How State-Space Models Are Giving Video AI a Lasting Memory

The Memory Challenge in Video World Models

Video world models are a cornerstone of modern artificial intelligence, enabling systems to predict how a scene will evolve based on actions taken. These models allow agents to plan, reason, and adapt in dynamic environments—skills essential for applications ranging from autonomous driving to robotics. Recent leaps forward, especially with video diffusion models, have made it possible to generate strikingly realistic future frames. Yet a glaring weakness persists: these models struggle to hold onto information from earlier moments in a video sequence. The culprit is the enormous computational cost of processing long sequences with standard attention layers, which grow quadratically in complexity as the sequence length increases. This forces models to essentially “forget” past events after a certain point, hampering tasks that require coherent understanding over extended periods.
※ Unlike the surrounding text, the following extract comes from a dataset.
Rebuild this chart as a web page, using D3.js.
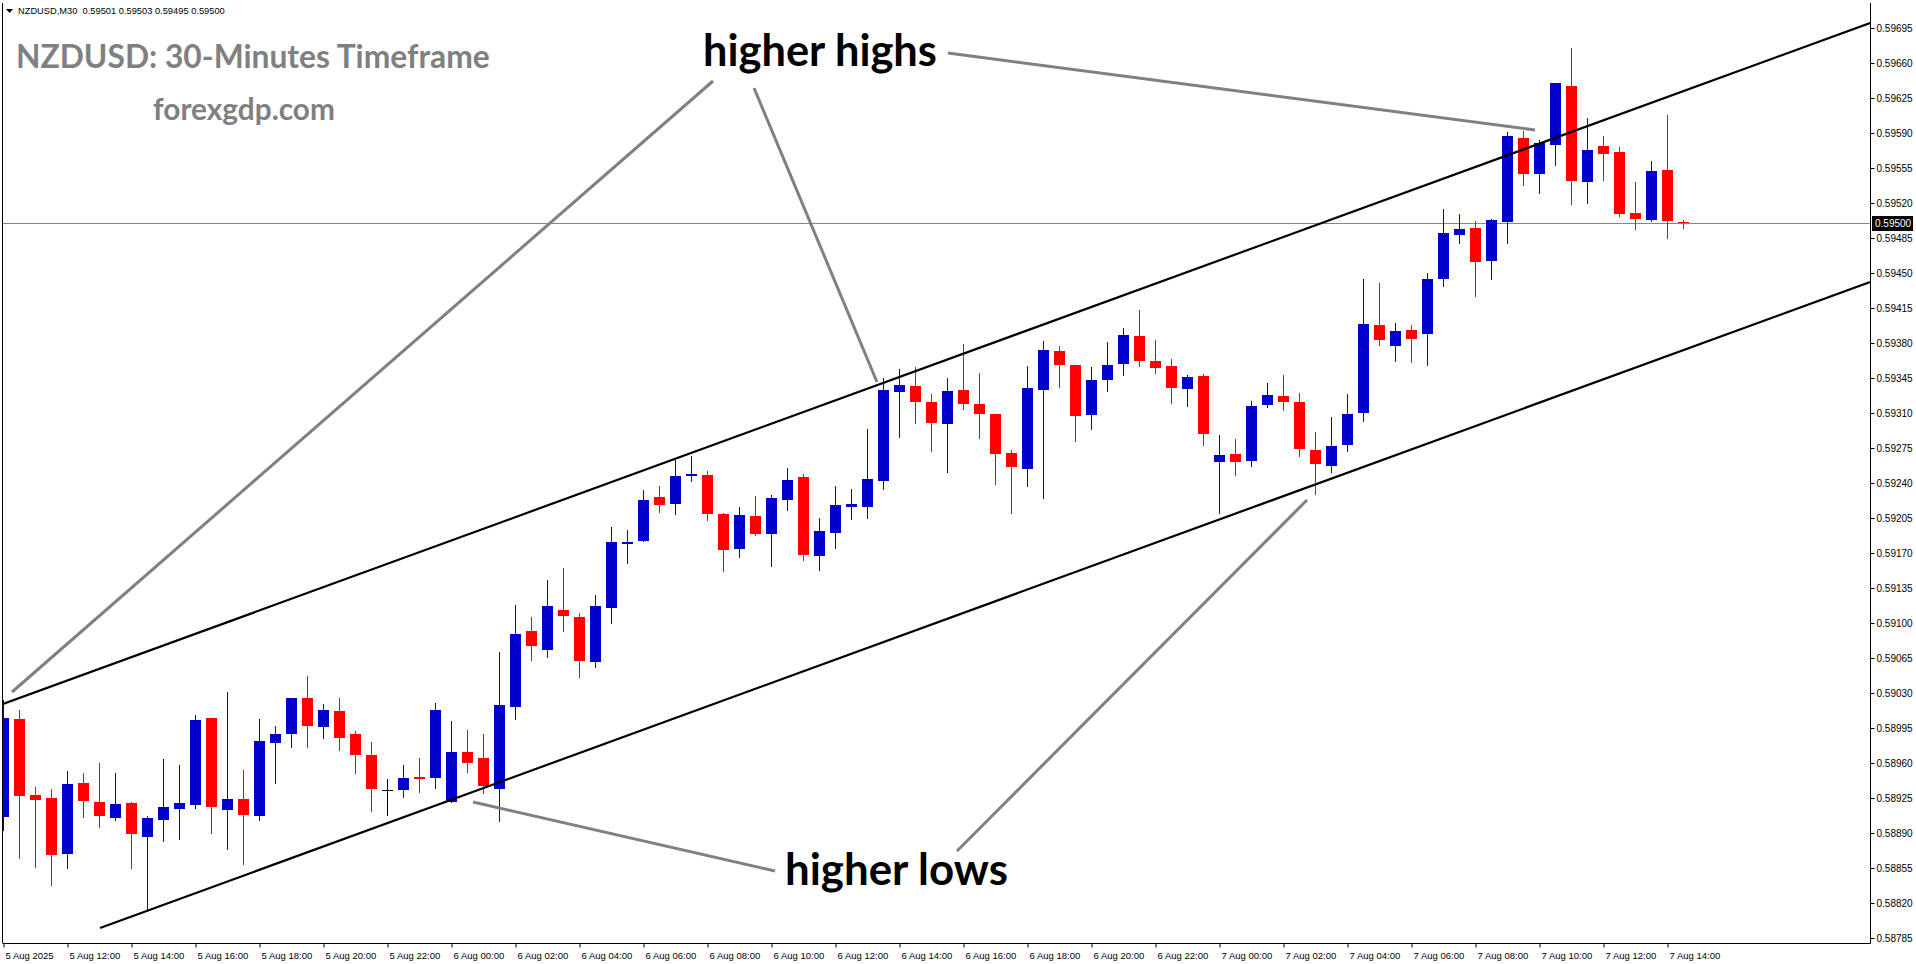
<!DOCTYPE html>
<html><head><meta charset="utf-8">
<script src="https://cdn.jsdelivr.net/npm/d3@7/dist/d3.min.js"></script>
<style>
html,body{margin:0;padding:0;background:#fff;overflow:hidden}
svg{display:block}
</style></head><body>
<svg id="chart" width="1916" height="964"></svg>
<script>
// ---------- DATA ----------
const headerText = "NZDUSD,M30  0.59501 0.59503 0.59495 0.59500";
const titleText = "NZDUSD: 30-Minutes Timeframe";
const siteText = "forexgdp.com";

// 30-minute bars, 5 Aug 2025 10:00 ... 7 Aug 2025 14:30
const openP = [0.58906,0.59004,0.58928,0.58925,0.58869,0.58940,0.58921,0.58905,0.58920,0.58886,
0.58903,0.58914,0.58918,0.59005,0.58913,0.58924,0.58907,0.58980,0.58989,0.59025,
0.58996,0.59012,0.58989,0.58968,0.58933,0.58933,0.58946,0.58945,0.58921,0.58971,
0.58965,0.58934,0.59016,0.59092,0.59073,0.59113,0.59106,0.59061,0.59115,0.59179,
0.59182,0.59226,0.59219,0.59247,0.59248,0.59209,0.59174,0.59207,0.59189,0.59223,
0.59246,0.59167,0.59190,0.59216,0.59216,0.59242,0.59331,0.59337,0.59321,0.59299,
0.59333,0.59319,0.59309,0.59270,0.59254,0.59333,0.59372,0.59358,0.59308,0.59343,
0.59359,0.59387,0.59362,0.59357,0.59334,0.59347,0.59261,0.59269,0.59262,0.59318,
0.59327,0.59321,0.59273,0.59257,0.59278,0.59310,0.59398,0.59377,0.59393,0.59389,
0.59444,0.59488,0.59495,0.59462,0.59501,0.59585,0.59549,0.59578,0.59637,0.59541,
0.59577,0.59571,0.59510,0.59503,0.59553,0.59501];
const highP = [0.59023,0.59013,0.58936,0.58934,0.58952,0.58950,0.58960,0.58950,0.58921,0.58907,
0.58964,0.58958,0.59008,0.59005,0.59031,0.58953,0.59004,0.58997,0.59025,0.59047,
0.59019,0.59025,0.58992,0.58981,0.58944,0.58958,0.58965,0.59020,0.59002,0.58993,
0.58989,0.59071,0.59118,0.59106,0.59143,0.59155,0.59110,0.59128,0.59196,0.59193,
0.59233,0.59237,0.59263,0.59267,0.59252,0.59210,0.59216,0.59227,0.59228,0.59255,
0.59249,0.59205,0.59237,0.59234,0.59294,0.59345,0.59354,0.59356,0.59329,0.59345,
0.59379,0.59350,0.59309,0.59273,0.59357,0.59382,0.59377,0.59358,0.59356,0.59381,
0.59395,0.59413,0.59383,0.59364,0.59348,0.59349,0.59288,0.59284,0.59322,0.59340,
0.59348,0.59330,0.59291,0.59306,0.59329,0.59444,0.59440,0.59400,0.59398,0.59450,
0.59514,0.59509,0.59502,0.59504,0.59591,0.59592,0.59583,0.59640,0.59675,0.59605,
0.59587,0.59576,0.59541,0.59562,0.59608,0.59503];
const lowP = [0.58893,0.58865,0.58856,0.58838,0.58855,0.58906,0.58896,0.58903,0.58855,0.58812,
0.58882,0.58884,0.58915,0.58890,0.58874,0.58859,0.58903,0.58940,0.58976,0.58976,
0.58985,0.58973,0.58950,0.58912,0.58908,0.58926,0.58931,0.58935,0.58921,0.58951,
0.58930,0.58902,0.59004,0.59063,0.59066,0.59092,0.59046,0.59056,0.59100,0.59160,
0.59182,0.59211,0.59209,0.59242,0.59203,0.59152,0.59166,0.59188,0.59157,0.59213,
0.59163,0.59153,0.59175,0.59204,0.59205,0.59234,0.59286,0.59300,0.59272,0.59251,
0.59314,0.59285,0.59239,0.59210,0.59237,0.59225,0.59336,0.59282,0.59294,0.59332,
0.59348,0.59357,0.59350,0.59320,0.59317,0.59278,0.59210,0.59248,0.59257,0.59316,
0.59313,0.59267,0.59229,0.59251,0.59272,0.59302,0.59378,0.59362,0.59361,0.59358,
0.59437,0.59480,0.59427,0.59444,0.59480,0.59538,0.59530,0.59558,0.59519,0.59520,
0.59543,0.59507,0.59494,0.59502,0.59485,0.59495];
const closeP = [0.59005,0.58927,0.58923,0.58868,0.58939,0.58922,0.58907,0.58919,0.58889,0.58905,
0.58916,0.58920,0.59003,0.58916,0.58924,0.58908,0.58982,0.58989,0.59025,0.58997,
0.59013,0.58985,0.58968,0.58934,0.58933,0.58945,0.58944,0.59013,0.58971,0.58960,
0.58937,0.59018,0.59089,0.59077,0.59117,0.59107,0.59062,0.59117,0.59181,0.59181,
0.59223,0.59218,0.59247,0.59249,0.59209,0.59173,0.59208,0.59189,0.59225,0.59243,
0.59168,0.59192,0.59218,0.59219,0.59244,0.59333,0.59338,0.59321,0.59300,0.59332,
0.59319,0.59309,0.59269,0.59256,0.59335,0.59373,0.59358,0.59307,0.59343,0.59358,
0.59388,0.59362,0.59355,0.59335,0.59346,0.59289,0.59268,0.59261,0.59317,0.59328,
0.59321,0.59274,0.59259,0.59277,0.59309,0.59399,0.59383,0.59392,0.59384,0.59444,
0.59490,0.59494,0.59461,0.59503,0.59587,0.59549,0.59580,0.59640,0.59542,0.59573,
0.59569,0.59509,0.59504,0.59552,0.59502,0.59500];

const xTickBars = [0,4,8,12,16,20,24,28,32,36,40,44,48,52,56,60,64,68,72,76,80,84,88,92,96,100,104];
const xTickLabels = ["5 Aug 2025","5 Aug 12:00","5 Aug 14:00","5 Aug 16:00","5 Aug 18:00","5 Aug 20:00","5 Aug 22:00",
"6 Aug 00:00","6 Aug 02:00","6 Aug 04:00","6 Aug 06:00","6 Aug 08:00","6 Aug 10:00","6 Aug 12:00","6 Aug 14:00",
"6 Aug 16:00","6 Aug 18:00","6 Aug 20:00","6 Aug 22:00","7 Aug 00:00","7 Aug 02:00","7 Aug 04:00","7 Aug 06:00",
"7 Aug 08:00","7 Aug 10:00","7 Aug 12:00","7 Aug 14:00"];
const yTickValues = [0.58785,0.58820,0.58855,0.58890,0.58925,0.58960,0.58995,0.59030,0.59065,0.59100,0.59135,
0.59170,0.59205,0.59240,0.59275,0.59310,0.59345,0.59380,0.59415,0.59450,0.59485,0.59520,0.59555,0.59590,
0.59625,0.59660,0.59695];
const currentPrice = 0.59500;

// channel lines (bar index, price)
const channelUpper = [[0, 0.59019],[116.6875, 0.59700]];
const channelLower = [[6.0625, 0.58795],[116.6875, 0.59441]];
// grey pointer lines (bar index, price)
const pointerLines = [
  [[0.5625, 0.59031],[44.375, 0.59642]],
  [[46.94, 0.59635],[54.625, 0.59341]],
  [[59.06, 0.59670],[95.75, 0.59593]],
  [[29.375, 0.58921],[48.25, 0.58852]],
  [[59.625, 0.58872],[81.5, 0.59223]]
];
const annotations = ["higher highs","higher lows"];

// ---------- CHART ----------
const svg = d3.select("#chart");
const L = 3, R = 1870, T = 3, B = 943;
const x = d3.scaleLinear().domain([0, 116.6875]).range([L, R]);
const y = d3.scaleLinear().domain([0.5878, 0.5972]).range([B, T]);

svg.append("defs").append("clipPath").attr("id","plot")
  .append("rect").attr("x",L).attr("y",0).attr("width",R-L).attr("height",B);

const plot = svg.append("g").attr("clip-path","url(#plot)");

// current price line
plot.append("line")
  .attr("x1",L).attr("x2",R)
  .attr("y1",Math.round(y(currentPrice))+0.5).attr("y2",Math.round(y(currentPrice))+0.5)
  .attr("stroke","#778899").attr("stroke-width",1);

// candles
const bars = d3.range(openP.length).map(i => ({i, o:openP[i], h:highP[i], l:lowP[i], c:closeP[i]}));
const colorOf = d => d.c > d.o ? "#0000cc" : (d.c < d.o ? "#ff0000" : "#000000");
const cg = plot.append("g").attr("shape-rendering","crispEdges");
cg.selectAll("line.wick").data(bars).join("line").attr("class","wick")
  .attr("x1", d => Math.round(x(d.i))+0.5).attr("x2", d => Math.round(x(d.i))+0.5)
  .attr("y1", d => Math.round(y(d.h))).attr("y2", d => Math.round(y(d.l))+1)
  .attr("stroke", colorOf).attr("stroke-width",1);
cg.selectAll("rect.body").data(bars.filter(d => d.c !== d.o)).join("rect").attr("class","body")
  .attr("x", d => Math.round(x(d.i)) - 5)
  .attr("width", 11)
  .attr("y", d => Math.round(y(Math.max(d.o,d.c))))
  .attr("height", d => Math.max(1, Math.round(y(Math.min(d.o,d.c))) - Math.round(y(Math.max(d.o,d.c)))))
  .attr("fill", colorOf);
cg.selectAll("line.doji").data(bars.filter(d => d.c === d.o)).join("line").attr("class","doji")
  .attr("x1", d => Math.round(x(d.i)) - 5).attr("x2", d => Math.round(x(d.i)) + 6)
  .attr("y1", d => Math.round(y(d.o))+0.5).attr("y2", d => Math.round(y(d.o))+0.5)
  .attr("stroke","#000").attr("stroke-width",1);

// channel lines
const lineGen = d3.line().x(d => x(d[0])).y(d => y(d[1]));
[channelUpper, channelLower].forEach(pts => {
  plot.append("path").attr("d", lineGen(pts)).attr("fill","none")
    .attr("stroke","#000").attr("stroke-width",2.2);
});
// pointer lines
pointerLines.forEach(pts => {
  plot.append("path").attr("d", lineGen(pts)).attr("fill","none")
    .attr("stroke","#808080").attr("stroke-width",3);
});

// frame
svg.append("line").attr("x1",2.5).attr("x2",2.5).attr("y1",T).attr("y2",B+0.5)
  .attr("stroke","#000").attr("stroke-width",1);

// axes
const xAxis = d3.axisBottom(x).tickValues(xTickBars)
  .tickFormat((d,i) => xTickLabels[i]).tickSize(4).tickSizeOuter(0);
const gx = svg.append("g").attr("transform",`translate(0,${B+0.5})`).call(xAxis);
gx.select(".domain").attr("d",`M${L},0H${R+0.5}`).attr("stroke","#000");
gx.selectAll(".tick line").attr("stroke","#000").attr("transform","translate(0.5,0)");
gx.selectAll(".tick text").attr("text-anchor","start").attr("dx",2).attr("y",9)
  .attr("font-family","'Liberation Sans', Arial, sans-serif").attr("font-size",9.5).attr("fill","#000");

const yAxis = d3.axisRight(y).tickValues(yTickValues).tickFormat(d3.format(".5f")).tickSize(4).tickSizeOuter(0);
const gy = svg.append("g").attr("transform",`translate(${R+0.5},0)`).call(yAxis);
gy.select(".domain").attr("d",`M0,${T}V${B+0.5}`).attr("stroke","#000");
gy.selectAll(".tick text").attr("x",6)
  .attr("font-family","'Liberation Sans', Arial, sans-serif").attr("font-size",10).attr("fill","#000");
gy.selectAll(".tick line").attr("stroke","#000");

// current price tag
const tagY = Math.round(y(currentPrice));
svg.append("rect").attr("x",R+2).attr("y",tagY-7).attr("width",41).attr("height",15).attr("fill","#000");
svg.append("text").attr("x",R+5).attr("y",tagY+4).text(d3.format(".5f")(currentPrice))
  .attr("font-family","'Liberation Sans', Arial, sans-serif").attr("font-size",10).attr("fill","#fff");

// header
svg.append("path").attr("d","M6,9 L13,9 L9.5,13 Z").attr("fill","#000");
const hdr = svg.append("text").attr("x",18).attr("y",14).text(headerText)
  .attr("font-family","'Liberation Sans', Arial, sans-serif").attr("font-size",10).attr("fill","#000")
  .attr("xml:space","preserve").style("white-space","pre");

function fit(sel, w) {
  const cur = sel.node().getComputedTextLength();
  const fs = parseFloat(sel.attr("font-size"));
  sel.attr("font-size", fs * w / cur);
}
fit(hdr, 207);

const t1 = svg.append("text").attr("x",16).attr("y",68).text(titleText)
  .attr("font-family","Lato, 'Open Sans', sans-serif").attr("font-weight","bold").attr("font-size",29).attr("fill","#808080");
fit(t1, 474);
const t2 = svg.append("text").attr("x",153).attr("y",120).text(siteText)
  .attr("font-family","Lato, 'Open Sans', sans-serif").attr("font-weight","bold").attr("font-size",25).attr("fill","#808080");
fit(t2, 182);

const a1 = svg.append("text").attr("x",703).attr("y",66).text(annotations[0])
  .attr("font-family","Lato, 'Open Sans', sans-serif").attr("font-weight","bold").attr("font-size",42).attr("fill","#000");
fit(a1, 234);
const a2 = svg.append("text").attr("x",785).attr("y",885).text(annotations[1])
  .attr("font-family","Lato, 'Open Sans', sans-serif").attr("font-weight","bold").attr("font-size",42).attr("fill","#000");
fit(a2, 223);
</script>
</body></html>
How State-Space Models Are Giving Video AI a Lasting Memory — Source: syncedreview.com

A Collaborative Breakthrough: Stanford, Princeton, and Adobe

In a new paper titled “Long-Context State-Space Video World Models,” researchers from Stanford University, Princeton University, and Adobe Research propose a clever workaround. Their approach leverages State-Space Models (SSMs)—a class of architectures originally designed for efficient causal sequence processing—to extend temporal memory without the usual computational penalty. By rethinking how video data is scanned and processed, the team demonstrates that it’s possible to maintain long-term context while keeping resource demands manageable.

Why Attention Layers Fall Short

Traditional attention mechanisms are powerful but greedy with memory. For a video sequence of N frames, the attention layer must compare every frame to every other frame, leading to a computational cost of O(N²). As the video grows longer—think of hours of footage or continuous streams—this quadratic explosion makes it impractical to retain information from the very beginning. Models become short-sighted, losing track of earlier states and events. This limitation is especially problematic for tasks like long-horizon planning or understanding causal chains that span many frames.

The Power of State-Space Models

The key insight from the team is that SSMs are naturally suited for handling causal sequences. Unlike earlier attempts that adapted SSMs for non-causal vision tasks (like image classification), this work fully exploits their sequential nature. SSMs process data in a linear pass, maintaining a compact “state” that carries information across time steps. This means the computational cost scales linearly with sequence length—O(N)—a huge improvement over attention’s O(N²). By building a video world model around SSMs, the researchers open the door to virtually unlimited temporal memory.

Introducing LSSVWM: The Long-Context State-Space Video World Model

The proposed architecture, called LSSVWM, makes several clever design choices to balance memory, speed, and visual quality.

Block-Wise SSM Scanning

Instead of feeding an entire video sequence through a single SSM scan—which would require compressing everything into one state—the model uses a block-wise scheme. The video is divided into manageable blocks of frames. Each block is processed by an SSM, and the resulting state is passed to the next block. This strategically trades off some spatial consistency within a block for dramatically extended memory across blocks. The compressed states act as a summary of past blocks, allowing the model to retrieve information from much earlier in the sequence without revisiting every pixel.

Dense Local Attention

To compensate for any loss in fine-grained detail caused by the block-wise scanning, LSSVWM incorporates dense local attention. This attention operates within and between nearby blocks, ensuring that consecutive frames remain coherent and that subtle motion details are preserved. The combination of global memory via SSM states and local precision via attention gives the model the best of both worlds: it can recall events from dozens of frames ago while still producing realistic, flicker-free video output.

Training for the Long Haul

The paper also introduces specialized training strategies to reinforce long-context behavior. By feeding the model increasingly long video clips during training and carefully perturbing the block boundaries, the researchers ensure that the SSM states learn to carry relevant information for extended periods. These techniques prevent the model from overfitting to short clips and encourage it to develop a robust internal representation of temporal dependencies.

Implications for AI Planning and Reasoning

The ability to maintain long-term memory in video world models is more than an academic curiosity. It directly impacts how AI agents can plan and reason in dynamic environments. For example, an autonomous vehicle navigating a complex intersection needs to remember the trajectories of pedestrians and other cars over several seconds. A robot assembling a product must recall earlier steps without re-observing them. With LSSVWM, these agents can now build and maintain a coherent world model over long timelines, enabling more sophisticated and reliable decision-making.

While the research is still in its early stages, the combination of state-space models with smart scanning and local attention offers a promising path forward. The work from Stanford, Princeton, and Adobe Research represents a significant step toward overcoming one of the most stubborn limitations in video AI. As the community continues to explore these ideas, we can expect video world models to become increasingly capable of remembering and reasoning over the long term—a capability that has long been missing from artificial intelligence.